Objective: From the entries that follow, gather each line holding the word "code".

Dataset excerpts:
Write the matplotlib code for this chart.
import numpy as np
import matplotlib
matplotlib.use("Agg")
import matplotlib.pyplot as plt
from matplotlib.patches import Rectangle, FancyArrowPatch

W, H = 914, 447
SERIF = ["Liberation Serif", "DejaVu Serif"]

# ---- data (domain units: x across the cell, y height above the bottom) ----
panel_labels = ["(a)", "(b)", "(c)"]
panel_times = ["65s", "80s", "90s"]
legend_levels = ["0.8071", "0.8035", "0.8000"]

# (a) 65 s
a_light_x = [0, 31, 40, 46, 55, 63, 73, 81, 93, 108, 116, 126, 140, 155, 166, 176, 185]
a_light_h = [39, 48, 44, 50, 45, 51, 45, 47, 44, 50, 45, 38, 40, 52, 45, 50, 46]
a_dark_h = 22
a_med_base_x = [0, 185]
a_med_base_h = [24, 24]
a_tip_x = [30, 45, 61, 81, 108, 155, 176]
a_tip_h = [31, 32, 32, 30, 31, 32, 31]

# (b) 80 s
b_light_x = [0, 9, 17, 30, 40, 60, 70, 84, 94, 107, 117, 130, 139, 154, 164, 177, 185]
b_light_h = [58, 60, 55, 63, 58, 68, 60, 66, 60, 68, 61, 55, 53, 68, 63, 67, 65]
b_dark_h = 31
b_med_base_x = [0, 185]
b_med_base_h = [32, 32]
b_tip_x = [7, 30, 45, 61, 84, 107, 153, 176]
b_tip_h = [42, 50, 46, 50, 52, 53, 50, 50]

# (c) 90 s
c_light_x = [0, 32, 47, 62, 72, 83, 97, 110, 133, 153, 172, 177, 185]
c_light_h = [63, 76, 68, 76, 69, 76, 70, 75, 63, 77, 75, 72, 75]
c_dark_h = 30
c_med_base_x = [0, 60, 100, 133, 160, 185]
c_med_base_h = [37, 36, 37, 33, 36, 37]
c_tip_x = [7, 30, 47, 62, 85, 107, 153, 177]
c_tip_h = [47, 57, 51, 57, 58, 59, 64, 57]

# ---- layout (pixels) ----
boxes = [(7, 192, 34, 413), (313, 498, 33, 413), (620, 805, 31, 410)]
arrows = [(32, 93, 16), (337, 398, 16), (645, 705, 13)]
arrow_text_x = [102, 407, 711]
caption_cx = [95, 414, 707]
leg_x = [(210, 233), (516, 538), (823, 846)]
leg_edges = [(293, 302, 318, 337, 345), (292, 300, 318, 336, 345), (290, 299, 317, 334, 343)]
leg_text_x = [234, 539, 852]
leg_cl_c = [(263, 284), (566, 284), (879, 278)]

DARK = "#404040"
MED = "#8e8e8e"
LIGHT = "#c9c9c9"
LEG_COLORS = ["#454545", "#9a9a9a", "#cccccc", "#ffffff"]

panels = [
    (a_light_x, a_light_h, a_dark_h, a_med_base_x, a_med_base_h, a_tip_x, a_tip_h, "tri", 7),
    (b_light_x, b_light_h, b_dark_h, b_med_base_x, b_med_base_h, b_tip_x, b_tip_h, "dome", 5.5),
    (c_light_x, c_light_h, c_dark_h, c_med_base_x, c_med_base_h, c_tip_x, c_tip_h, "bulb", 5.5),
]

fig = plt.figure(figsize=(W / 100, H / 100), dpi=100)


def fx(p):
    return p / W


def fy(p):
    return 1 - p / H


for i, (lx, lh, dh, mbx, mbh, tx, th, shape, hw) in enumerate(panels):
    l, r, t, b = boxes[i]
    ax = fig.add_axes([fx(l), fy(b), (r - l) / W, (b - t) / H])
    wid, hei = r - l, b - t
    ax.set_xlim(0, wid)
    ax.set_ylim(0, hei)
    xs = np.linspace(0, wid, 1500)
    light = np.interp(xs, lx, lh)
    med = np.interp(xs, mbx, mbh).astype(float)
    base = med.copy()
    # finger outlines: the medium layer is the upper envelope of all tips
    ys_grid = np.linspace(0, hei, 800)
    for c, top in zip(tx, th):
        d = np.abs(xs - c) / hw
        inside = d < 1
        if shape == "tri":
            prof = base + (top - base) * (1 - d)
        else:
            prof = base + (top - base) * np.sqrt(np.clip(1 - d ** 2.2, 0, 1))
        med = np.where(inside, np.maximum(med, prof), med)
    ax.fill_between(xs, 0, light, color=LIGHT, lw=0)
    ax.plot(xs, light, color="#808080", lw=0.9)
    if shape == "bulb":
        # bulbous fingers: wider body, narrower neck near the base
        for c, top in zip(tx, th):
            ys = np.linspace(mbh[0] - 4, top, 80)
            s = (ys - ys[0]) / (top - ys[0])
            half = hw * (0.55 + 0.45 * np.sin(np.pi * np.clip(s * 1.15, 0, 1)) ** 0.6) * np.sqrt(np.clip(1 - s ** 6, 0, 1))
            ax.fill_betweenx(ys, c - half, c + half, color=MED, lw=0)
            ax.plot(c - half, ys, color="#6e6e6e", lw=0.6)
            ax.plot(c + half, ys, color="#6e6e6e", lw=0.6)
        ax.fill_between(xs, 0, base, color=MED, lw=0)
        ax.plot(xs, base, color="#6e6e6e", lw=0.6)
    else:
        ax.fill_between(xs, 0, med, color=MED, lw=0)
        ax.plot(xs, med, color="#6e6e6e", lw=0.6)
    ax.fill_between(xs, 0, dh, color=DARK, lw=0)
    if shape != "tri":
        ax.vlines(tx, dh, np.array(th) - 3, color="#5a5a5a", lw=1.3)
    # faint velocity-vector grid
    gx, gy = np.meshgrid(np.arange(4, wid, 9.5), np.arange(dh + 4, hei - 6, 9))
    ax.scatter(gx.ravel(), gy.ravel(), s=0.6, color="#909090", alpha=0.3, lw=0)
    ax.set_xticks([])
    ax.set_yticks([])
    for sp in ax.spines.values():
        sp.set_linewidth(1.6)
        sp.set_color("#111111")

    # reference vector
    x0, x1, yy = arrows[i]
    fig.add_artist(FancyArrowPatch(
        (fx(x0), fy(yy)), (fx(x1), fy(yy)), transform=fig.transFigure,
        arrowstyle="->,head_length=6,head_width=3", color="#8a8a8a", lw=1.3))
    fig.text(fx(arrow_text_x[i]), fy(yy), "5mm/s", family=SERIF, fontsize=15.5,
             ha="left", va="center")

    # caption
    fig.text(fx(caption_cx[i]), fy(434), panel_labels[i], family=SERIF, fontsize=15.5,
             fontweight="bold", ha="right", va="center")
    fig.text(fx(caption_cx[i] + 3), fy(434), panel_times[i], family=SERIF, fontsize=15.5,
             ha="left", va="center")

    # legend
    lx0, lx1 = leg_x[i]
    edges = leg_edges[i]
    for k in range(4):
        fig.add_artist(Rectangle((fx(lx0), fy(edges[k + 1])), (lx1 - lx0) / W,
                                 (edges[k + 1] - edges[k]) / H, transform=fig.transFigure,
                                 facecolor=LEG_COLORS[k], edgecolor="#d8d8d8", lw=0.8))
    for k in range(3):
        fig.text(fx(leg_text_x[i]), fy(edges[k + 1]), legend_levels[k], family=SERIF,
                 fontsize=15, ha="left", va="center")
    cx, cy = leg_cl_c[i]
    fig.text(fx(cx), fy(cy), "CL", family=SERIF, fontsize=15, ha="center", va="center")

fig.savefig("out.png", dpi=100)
...
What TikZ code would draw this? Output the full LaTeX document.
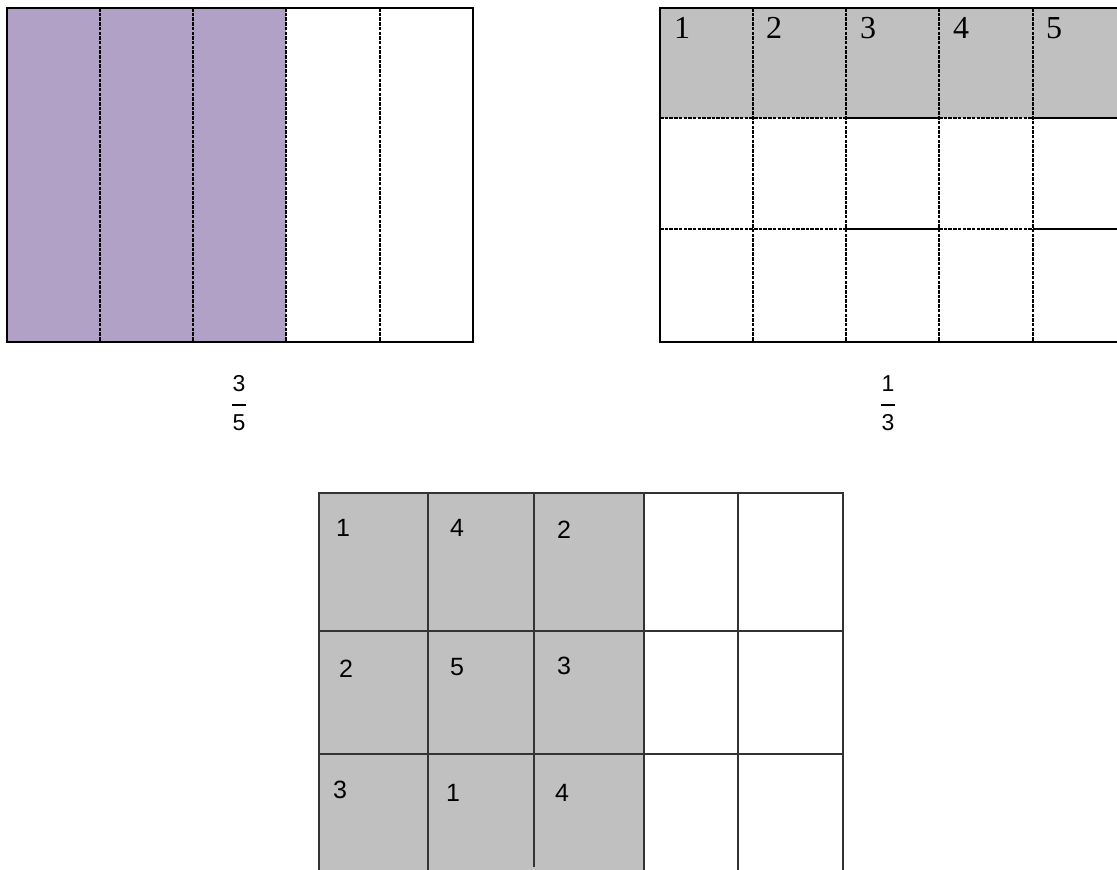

Solution to the exercise:
Write the matplotlib code for this chart.
What TikZ code would draw this? Output the full LaTeX document.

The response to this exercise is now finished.